++++ Listing ++++

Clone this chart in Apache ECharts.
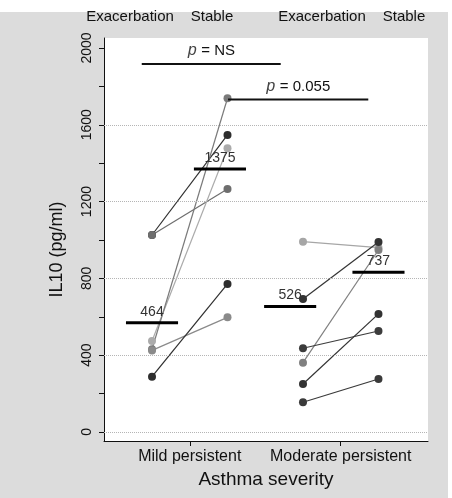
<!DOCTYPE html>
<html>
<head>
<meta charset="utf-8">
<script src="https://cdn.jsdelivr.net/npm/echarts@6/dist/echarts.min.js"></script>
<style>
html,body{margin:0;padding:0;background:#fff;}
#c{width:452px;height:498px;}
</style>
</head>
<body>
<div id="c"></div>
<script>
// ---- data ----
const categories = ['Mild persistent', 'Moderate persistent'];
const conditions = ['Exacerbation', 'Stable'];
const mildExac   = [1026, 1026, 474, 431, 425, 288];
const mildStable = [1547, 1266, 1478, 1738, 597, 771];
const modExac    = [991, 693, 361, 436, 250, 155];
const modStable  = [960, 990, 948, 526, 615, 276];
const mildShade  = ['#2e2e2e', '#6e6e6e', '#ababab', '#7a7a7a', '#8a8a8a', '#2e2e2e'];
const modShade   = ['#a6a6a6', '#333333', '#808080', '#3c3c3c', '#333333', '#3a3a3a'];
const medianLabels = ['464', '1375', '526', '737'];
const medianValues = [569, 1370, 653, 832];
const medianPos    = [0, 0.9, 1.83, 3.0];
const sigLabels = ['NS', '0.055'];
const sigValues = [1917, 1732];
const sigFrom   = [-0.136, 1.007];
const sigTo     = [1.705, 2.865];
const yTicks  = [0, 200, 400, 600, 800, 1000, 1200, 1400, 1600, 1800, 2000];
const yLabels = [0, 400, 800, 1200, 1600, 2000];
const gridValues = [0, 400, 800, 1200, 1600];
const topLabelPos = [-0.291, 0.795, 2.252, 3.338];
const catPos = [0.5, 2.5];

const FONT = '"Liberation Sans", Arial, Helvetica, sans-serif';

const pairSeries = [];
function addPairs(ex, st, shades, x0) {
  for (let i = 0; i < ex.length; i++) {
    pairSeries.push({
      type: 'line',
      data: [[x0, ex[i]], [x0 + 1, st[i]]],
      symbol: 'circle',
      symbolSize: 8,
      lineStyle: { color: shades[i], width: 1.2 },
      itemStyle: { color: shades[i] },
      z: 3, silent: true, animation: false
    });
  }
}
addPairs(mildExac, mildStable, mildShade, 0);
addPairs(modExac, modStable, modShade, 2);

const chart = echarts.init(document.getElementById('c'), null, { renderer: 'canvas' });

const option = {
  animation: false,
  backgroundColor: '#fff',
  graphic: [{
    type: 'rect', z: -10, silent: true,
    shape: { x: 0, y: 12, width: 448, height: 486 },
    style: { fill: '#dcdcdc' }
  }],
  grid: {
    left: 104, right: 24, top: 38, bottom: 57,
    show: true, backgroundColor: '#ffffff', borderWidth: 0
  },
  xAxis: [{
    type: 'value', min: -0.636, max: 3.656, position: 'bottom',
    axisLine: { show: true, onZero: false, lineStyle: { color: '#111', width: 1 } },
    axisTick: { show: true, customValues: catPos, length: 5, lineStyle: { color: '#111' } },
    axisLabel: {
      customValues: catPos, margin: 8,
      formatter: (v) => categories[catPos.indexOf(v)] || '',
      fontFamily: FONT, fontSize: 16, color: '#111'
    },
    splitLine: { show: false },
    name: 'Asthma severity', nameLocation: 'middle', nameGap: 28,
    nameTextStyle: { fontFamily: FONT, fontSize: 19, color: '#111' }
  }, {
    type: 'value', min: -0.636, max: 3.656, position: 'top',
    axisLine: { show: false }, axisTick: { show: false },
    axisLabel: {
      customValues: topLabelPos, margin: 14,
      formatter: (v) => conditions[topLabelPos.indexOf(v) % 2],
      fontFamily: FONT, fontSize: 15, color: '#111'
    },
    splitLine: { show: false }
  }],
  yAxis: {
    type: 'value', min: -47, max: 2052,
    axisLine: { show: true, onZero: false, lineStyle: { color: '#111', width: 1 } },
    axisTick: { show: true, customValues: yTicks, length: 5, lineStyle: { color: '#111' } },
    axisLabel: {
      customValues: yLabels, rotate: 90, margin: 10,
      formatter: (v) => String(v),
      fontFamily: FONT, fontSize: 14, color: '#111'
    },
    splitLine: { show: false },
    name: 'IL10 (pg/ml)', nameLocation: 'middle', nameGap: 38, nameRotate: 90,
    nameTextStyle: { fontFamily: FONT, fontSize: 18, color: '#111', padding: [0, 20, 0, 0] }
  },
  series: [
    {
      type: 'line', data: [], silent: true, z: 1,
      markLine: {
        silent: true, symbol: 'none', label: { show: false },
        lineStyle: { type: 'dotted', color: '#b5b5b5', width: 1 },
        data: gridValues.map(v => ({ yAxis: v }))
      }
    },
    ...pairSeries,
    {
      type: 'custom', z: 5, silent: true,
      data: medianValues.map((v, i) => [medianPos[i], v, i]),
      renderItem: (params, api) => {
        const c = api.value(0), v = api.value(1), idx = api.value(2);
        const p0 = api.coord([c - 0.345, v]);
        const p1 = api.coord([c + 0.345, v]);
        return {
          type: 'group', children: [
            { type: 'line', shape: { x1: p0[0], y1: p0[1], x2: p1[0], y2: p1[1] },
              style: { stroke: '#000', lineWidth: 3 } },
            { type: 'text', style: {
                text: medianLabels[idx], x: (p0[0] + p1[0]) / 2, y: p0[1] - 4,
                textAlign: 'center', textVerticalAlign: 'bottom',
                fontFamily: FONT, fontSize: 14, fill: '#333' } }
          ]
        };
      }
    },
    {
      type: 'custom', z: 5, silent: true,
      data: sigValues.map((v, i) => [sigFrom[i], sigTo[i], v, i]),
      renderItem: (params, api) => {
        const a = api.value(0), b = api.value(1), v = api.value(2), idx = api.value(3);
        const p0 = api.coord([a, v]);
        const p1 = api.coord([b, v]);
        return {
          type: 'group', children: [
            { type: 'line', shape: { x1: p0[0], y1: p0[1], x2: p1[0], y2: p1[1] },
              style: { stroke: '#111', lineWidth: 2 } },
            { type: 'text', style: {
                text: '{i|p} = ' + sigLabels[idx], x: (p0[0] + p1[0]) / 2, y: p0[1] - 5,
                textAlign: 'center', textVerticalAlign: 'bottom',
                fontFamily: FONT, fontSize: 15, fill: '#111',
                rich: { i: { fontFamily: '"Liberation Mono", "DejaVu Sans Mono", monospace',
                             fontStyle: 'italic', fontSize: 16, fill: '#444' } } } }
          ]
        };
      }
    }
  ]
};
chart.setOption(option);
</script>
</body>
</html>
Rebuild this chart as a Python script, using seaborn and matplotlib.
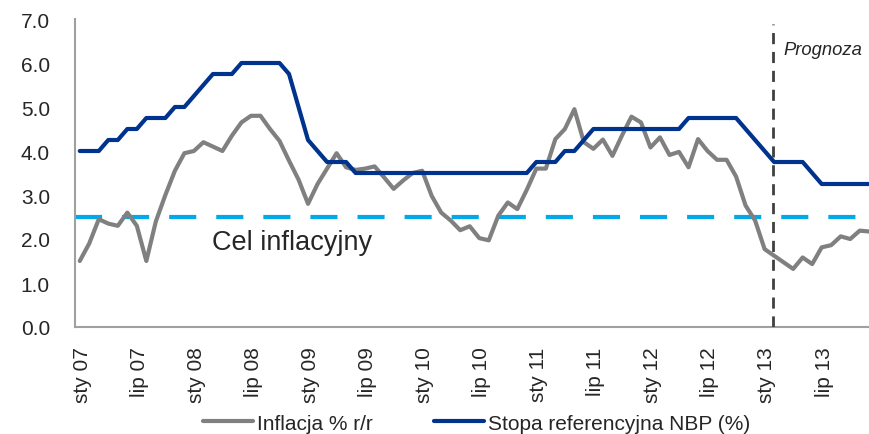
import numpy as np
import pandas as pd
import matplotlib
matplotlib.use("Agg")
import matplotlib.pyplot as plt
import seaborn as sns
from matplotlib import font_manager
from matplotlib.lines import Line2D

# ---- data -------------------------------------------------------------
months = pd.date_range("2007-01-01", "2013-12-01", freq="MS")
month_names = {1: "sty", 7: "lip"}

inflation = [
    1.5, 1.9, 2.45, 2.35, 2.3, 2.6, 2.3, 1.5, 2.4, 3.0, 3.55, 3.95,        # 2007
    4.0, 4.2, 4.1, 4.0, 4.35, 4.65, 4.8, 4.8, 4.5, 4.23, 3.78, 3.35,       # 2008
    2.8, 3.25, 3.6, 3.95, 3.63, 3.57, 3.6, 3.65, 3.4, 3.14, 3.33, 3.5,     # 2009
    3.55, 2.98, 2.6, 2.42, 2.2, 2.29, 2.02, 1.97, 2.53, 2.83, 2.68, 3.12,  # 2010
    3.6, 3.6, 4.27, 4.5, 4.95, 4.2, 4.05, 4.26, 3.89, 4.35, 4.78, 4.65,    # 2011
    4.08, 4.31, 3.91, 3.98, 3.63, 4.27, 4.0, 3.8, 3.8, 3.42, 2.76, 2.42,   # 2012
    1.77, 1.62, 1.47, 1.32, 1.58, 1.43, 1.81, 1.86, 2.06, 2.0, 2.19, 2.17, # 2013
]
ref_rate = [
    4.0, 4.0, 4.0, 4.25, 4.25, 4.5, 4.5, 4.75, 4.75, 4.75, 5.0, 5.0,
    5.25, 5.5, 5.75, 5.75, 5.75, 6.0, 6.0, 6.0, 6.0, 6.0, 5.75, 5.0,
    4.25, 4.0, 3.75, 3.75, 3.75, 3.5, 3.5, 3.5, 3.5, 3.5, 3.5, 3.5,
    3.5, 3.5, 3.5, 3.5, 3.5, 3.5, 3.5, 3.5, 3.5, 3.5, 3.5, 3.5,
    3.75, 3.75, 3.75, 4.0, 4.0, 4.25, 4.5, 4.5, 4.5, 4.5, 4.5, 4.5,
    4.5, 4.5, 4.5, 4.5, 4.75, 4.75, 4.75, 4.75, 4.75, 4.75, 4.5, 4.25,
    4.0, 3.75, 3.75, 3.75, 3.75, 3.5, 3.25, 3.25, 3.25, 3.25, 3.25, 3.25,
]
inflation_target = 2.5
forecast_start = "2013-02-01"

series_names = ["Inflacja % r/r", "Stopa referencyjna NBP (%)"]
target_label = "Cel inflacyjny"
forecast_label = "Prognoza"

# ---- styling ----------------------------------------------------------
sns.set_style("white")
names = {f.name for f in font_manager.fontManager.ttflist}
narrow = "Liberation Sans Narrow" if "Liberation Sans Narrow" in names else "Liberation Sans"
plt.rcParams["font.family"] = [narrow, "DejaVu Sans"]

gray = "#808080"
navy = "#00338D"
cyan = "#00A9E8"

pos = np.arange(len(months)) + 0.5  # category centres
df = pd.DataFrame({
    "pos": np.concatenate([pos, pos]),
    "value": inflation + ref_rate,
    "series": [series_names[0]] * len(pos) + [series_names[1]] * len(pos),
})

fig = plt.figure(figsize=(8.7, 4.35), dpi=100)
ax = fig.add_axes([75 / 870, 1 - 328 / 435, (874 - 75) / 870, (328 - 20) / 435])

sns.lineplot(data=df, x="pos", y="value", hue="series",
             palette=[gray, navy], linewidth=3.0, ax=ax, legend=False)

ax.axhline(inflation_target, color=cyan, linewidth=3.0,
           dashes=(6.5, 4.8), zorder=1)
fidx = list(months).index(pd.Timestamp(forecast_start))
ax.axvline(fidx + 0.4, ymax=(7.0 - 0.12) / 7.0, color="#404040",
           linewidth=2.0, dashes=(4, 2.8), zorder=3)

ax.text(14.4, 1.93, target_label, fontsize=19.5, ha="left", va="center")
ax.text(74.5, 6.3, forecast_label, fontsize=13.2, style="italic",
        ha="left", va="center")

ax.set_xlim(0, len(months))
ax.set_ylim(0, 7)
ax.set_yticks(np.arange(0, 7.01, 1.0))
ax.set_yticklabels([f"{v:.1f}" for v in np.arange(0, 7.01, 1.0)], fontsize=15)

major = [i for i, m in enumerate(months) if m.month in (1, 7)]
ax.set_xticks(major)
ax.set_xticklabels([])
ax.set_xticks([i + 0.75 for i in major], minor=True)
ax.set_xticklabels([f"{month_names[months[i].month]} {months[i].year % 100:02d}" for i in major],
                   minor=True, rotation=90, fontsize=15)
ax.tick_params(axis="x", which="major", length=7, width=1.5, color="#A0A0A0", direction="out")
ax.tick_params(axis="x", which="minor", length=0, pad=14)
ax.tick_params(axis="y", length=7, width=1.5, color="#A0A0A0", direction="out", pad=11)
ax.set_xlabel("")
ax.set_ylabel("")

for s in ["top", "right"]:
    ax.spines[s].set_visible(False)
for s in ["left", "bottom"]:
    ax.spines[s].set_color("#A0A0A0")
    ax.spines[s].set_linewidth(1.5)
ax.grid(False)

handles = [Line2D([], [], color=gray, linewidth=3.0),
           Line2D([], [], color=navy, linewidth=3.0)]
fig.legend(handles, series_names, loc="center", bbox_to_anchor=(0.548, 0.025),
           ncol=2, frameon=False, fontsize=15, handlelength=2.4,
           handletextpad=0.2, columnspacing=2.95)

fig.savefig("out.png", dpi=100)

++++

Stated problem » Pick out each line containing the string "script" and copy it.

Task result »
<script src="https://cdn.jsdelivr.net/npm/echarts@6/dist/echarts.min.js"></script>
<script>
</script>
Rebuild this chart as a Python script, using seaborn and matplotlib.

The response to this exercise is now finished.